Some additional challenges that this hypothetical strike would face include the threat of temporary replacement (scabbing) from dockworkers from other ports, or from the US military’s sealift command, or even the diversion of military cargo through other logistical lines like airlifts. Without true mass popular support for the striking workers, they would be highly unlikely to succeed due to these factors.
To even make this strike a possibility, an organizer must achieve a great amount, with potential challenges including establishing a caucus within the union, passing resolutions and/or winning elections for officer positions at the local, district, or international levels, or alternatively building a rank and file network strong enough to wildcat the strike. They must also ensure that the membership is educated enough to believe in the mission, materially supported enough to be willing to strike, and organized enough to maintain the strike through whatever disruption that the employer and government would respond with. This project would also need external support, directly on the picket lines, materially for the striking workers and their families’ needs, and politically to reduce scabbing and pressure the government and employer to cave.
Put simply, building the organizational infrastructure necessary to carry out this strike would be the most significant act of solidarity to occur in the US in at least the last 75 years. This makes it a prime target for disruption by the Right. On the other hand, this would irrevocably expand what is considered possible by the working class, inspiring millions, and if momentum is built off of it, it could lead to true, comprehensive, and lasting systemic change in the U.S.

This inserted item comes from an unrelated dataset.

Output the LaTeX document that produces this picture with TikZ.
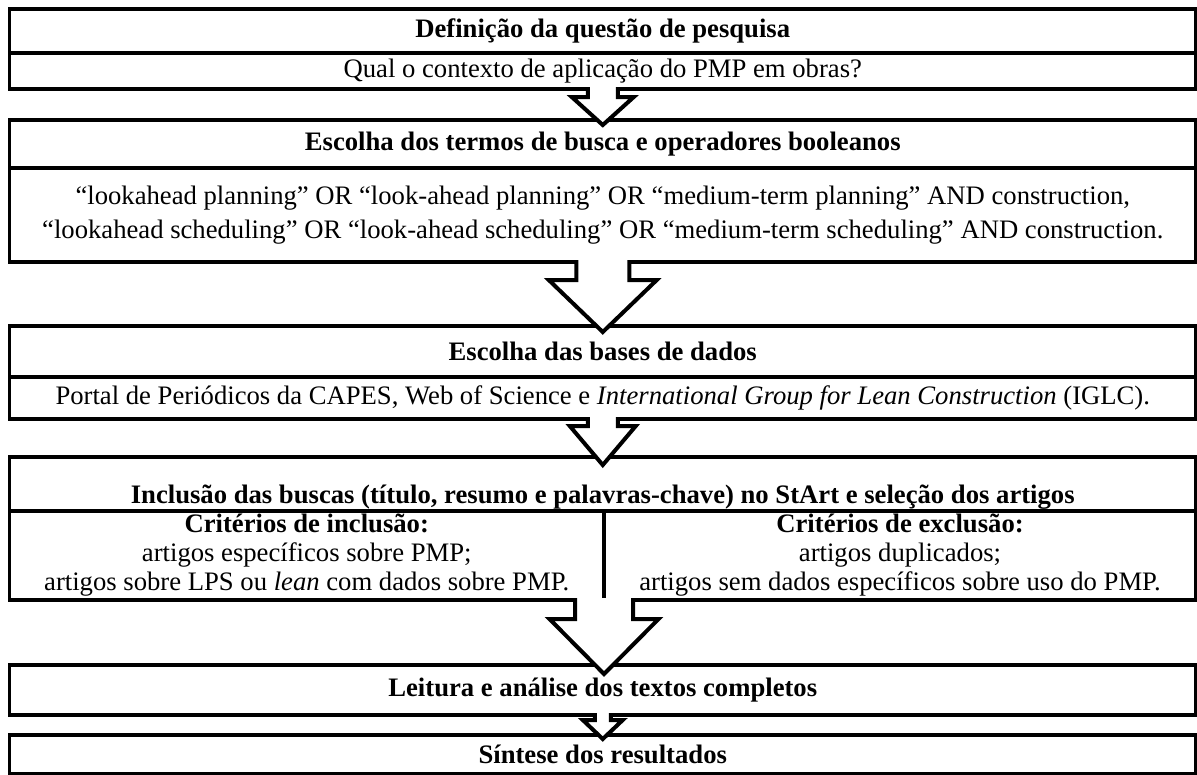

Why is refusing solidarity with the ILA strike not solidarity with Palestine?
Stopping the genocide of the Palestinian people is a moral imperative. The U.S. political machine has shown it has no conscience, with both parties willing to enable the genocide. Marching and electoral organizing has yielded little to actually interrupt the Israeli military. A port strike could certainly be an effective tool to do so. It would also be very challenging to start, sustain, and win such a strike.
How would one go about organizing to do so? We cannot expect people to strike for Palestine without asking them to and enabling them to. It will not start with denigrating the workers and proclaiming that they are evil for participating in imperialism. Rather, it will start with the rank and file, from the workers themselves, and from people who can prove themselves to be true, dependable allies with shared aims. Organizing from the bottom, building union democracy, supporting strikers, supporting internal reformers, and getting strategic jobs are the tools for organizers aspiring to change the status quo of imperialist business unionism. In other words, the rank-and-file strategy.
Organizers in other sectors can also fight Zionism through unionism as well. Working to divest their unions’ or their employers’ pension funds or endowments from Israeli securities, to shut down work projects that support Israel, and get their employers to adhere to Boycott, Divest, and Sanction principles are all projects that could significantly contribute to the isolation of Israel and the eventual liberation of Palestine.